Samsung is not a loser in the Chinese market

By Hu Weijia Source:Global Times Published: 2019/10/15 22:54:26

Photo: VCG

Samsung Electronics has maintained its image in China, even though the South Korea-based technology giant has reportedly announced that it is ending phone production in the country. 

According to a Reuters report in October, Samsung shut down its last mobile phone factory in China. On Tuesday, a post that circulated on Sina Weibo said Samsung had offered workers lucrative severance packages including back salary, severance pay, an extra month of social insurance fees, and even an EBOHR watch as a gift. Samsung also contacted other manufacturers to help its workers to find new jobs after the factory closes, according to the post. 
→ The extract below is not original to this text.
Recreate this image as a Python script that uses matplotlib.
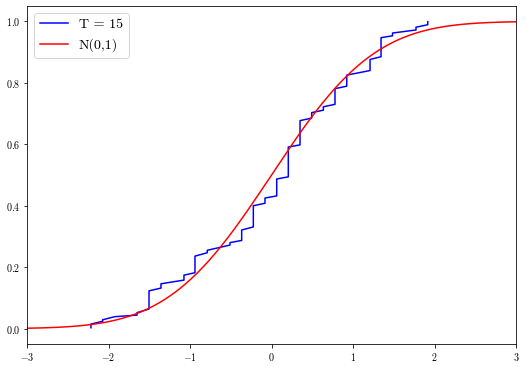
import math
import matplotlib
matplotlib.use('Agg')
import matplotlib.pyplot as plt
import numpy as np

plt.rcParams['font.family'] = 'serif'
plt.rcParams['font.serif'] = ['cmr10']
plt.rcParams['mathtext.fontset'] = 'cm'
plt.rcParams['axes.formatter.use_mathtext'] = True

x_jump = [-2.215, -2.071, -1.920, -1.650, -1.503, -1.356, -1.074, -0.939, -0.788,
          -0.509, -0.366, -0.223, -0.080, 0.064, 0.206, 0.350, 0.493, 0.636,
          0.779, 0.923, 1.209, 1.344, 1.485, 1.773, 1.917]
cdf_low = [0.003, 0.024, 0.039, 0.044, 0.064, 0.132, 0.158, 0.182, 0.247,
           0.272, 0.287, 0.331, 0.408, 0.432, 0.494, 0.598, 0.685, 0.711,
           0.730, 0.789, 0.840, 0.885, 0.953, 0.972, 0.989]
cdf_high = [0.015, 0.029, 0.039, 0.052, 0.123, 0.146, 0.174, 0.236, 0.255,
            0.280, 0.321, 0.400, 0.425, 0.487, 0.591, 0.677, 0.703, 0.722,
            0.781, 0.825, 0.876, 0.947, 0.962, 0.981, 0.999]

xs = np.repeat(x_jump, 2)
ys = np.column_stack([cdf_low, cdf_high]).ravel()

# standard normal cdf
grid = np.linspace(-3, 3, 300)
phi = np.array([0.5 * (1 + math.erf(g / math.sqrt(2))) for g in grid])

fig = plt.figure(figsize=(526 / 72, 367 / 72), dpi=72)
ax = fig.add_axes([27 / 526, 23 / 367, 489 / 526, 338 / 367])
ax.plot(xs, ys, color='blue', lw=1.5, label='T = 15')
ax.plot(grid, phi, color='red', lw=1.5, label='N(0,1)')
ax.set_xlim(-3, 3)
ax.set_ylim(-0.05, 1.05)
ax.set_xticks(np.arange(-3, 4, 1))
ax.set_yticks(np.arange(0, 1.01, 0.2))
ax.tick_params(labelsize=10)
ax.legend(loc='upper left', fontsize=14)

fig.savefig('out.png', dpi=72)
Although the news has not yet been confirmed, Samsung won respect from Chinese netizens with the "decent" shutdown of its last factory in China. Samsung is expected to continue selling its products in the Chinese smartphone market, the world's largest, despite ending phone production. Samsung's severance package will help the company win favor with Chinese consumers.

Despite the phone factory shutdown, the company didn't stop expanding its investment in China. Premier Li Keqiang on Monday visited Samsung's chip plant in Xi'an, Northwest China's Shaanxi Province. So far, the company has invested $10.87 billion in the first phase of the project, and the ongoing second phase will have an estimated investment of $15 billion, according to the Chinese government website. 

Samsung taught a lesson to some Chinese manufacturers, which often show less regard to employees. Many Chinese companies, especially small and medium-sized ones, offer no severance pay when laying off blue-collar workers. There are about 300 million blue-collar and rural migrant workers in China, and they will decide the future of the nation's manufacturing sector.

Some observers think that China doesn't need foreign companies as much as it once did, but they are wrong. The Chinese economy does not lack competitive domestic companies. However, Chinese companies need to learn from their foreign rivals how to foster a healthy corporate culture and meet their corporate social responsibility. This is the most effective way to improve the business environment in China. It's one reason why China is now choosing to speed up the timeline for opening its economy and attracting foreign investment.

Samsung stopped making mobile phones in China amid a fierce battle for market share with Chinese domestic competitors. However, that doesn't mean the technology giant has lost the game to Chinese smartphone makers such as Huawei or Xiaomi. Samsung still enjoys large global market share in smartphone sales, and it will encounter Chinese brands once again in the global markets. 

Huawei and other Chinese manufacturers have worked hard to increase their presence in global markets. They should learn from well-known giants such as Samsung in terms of enterprise management, corporate culture and social responsibility, in a bid to adapt to new environments in Western markets. The "decent" shutdown of Samsung's factory in China is a reflection of Samsung's soft power. If Chinese companies, especially those eyeing outbound investment, fail to learn from Samsung, they're unlikely to improve their global competitiveness.

The author is a reporter with the Global Times.